I ate the lot, all the Curry and the Naan. For the Hector, finishing a whole Naan is a rare event. London Portions can be the only explanation here, yet we’re a good bit south of the metropolis.
Chicken Chettinad
South Indian – the menu informed us, I should hope so. Coriander topped the light brown Masala. The viscous texture was far removed from the predicted Shorva, a definite – plus.
Maggie had asked for hers to be served – milder – and this was reportedly achieved. However, when she offered her verdict, she clearly still had Indian Mango’s version in mind:
It was slightly wetter than it needed to be. The flavour and spice level were ok.
Clive offered no comment on his Curry other than the customary statement of enjoyment. A Soupçon of Chettinad and Mushroom Rice came in Hector’s direction. I was looking forward to tasting this.
There may have been Sweetness lingering on the Hector palate, what I sampled was also Sweet. If this was meant to be a South Indian Curry, then where was the associated Smokiness? This was just Curry, a Chicken one at that. I did not recognise this as a – Chettinad.
The manager joined the younger staff in clearing the table, an opperchancity to offer the Calling Card.
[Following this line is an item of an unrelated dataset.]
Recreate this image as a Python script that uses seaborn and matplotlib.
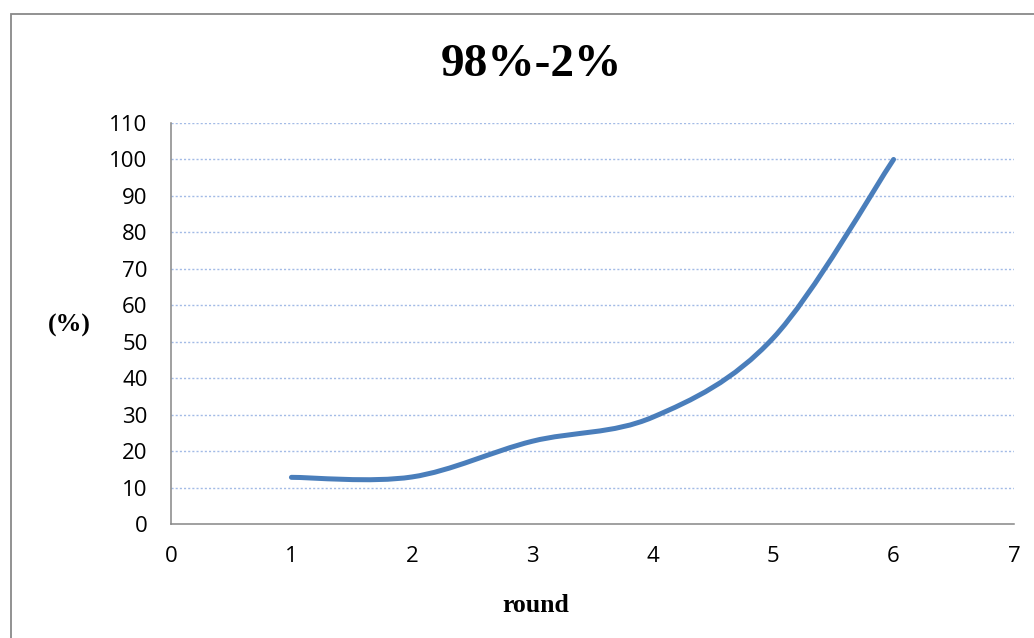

Discourse was brief, the mention of India, where the three of us have been, was treated with – I have been to India too.
Ah well.
The Bill
£73.10 This included a £6.65 service charge. Cheeky.
The Aftermath
The manager engaged once more. Remnant grains of Mince were spread across the table. He explained that they cook the Mince before adding it to the Naan. A lesson for Maggie who had not appreciated this. He asked what I thought of the fayre.
Restaurant Curry – was the response, Hector too can be curt. I showed Maggie the Oppo – Posh Restaurant Curry is what I had already written. So it goes.
Perhaps I need to define three classes of Curry House: Desi Curry Cafe, Mainstream Restaurant, Posh Restaurant.
Adventures In Real Indian Dining – is written above the door at Zari. Setting foot in Ifield, – where’s Frank? – may have been an adventure, the Laal Maas did not live up to what was hoped for. We might agree to disagree, but in what way was this a Chettinad?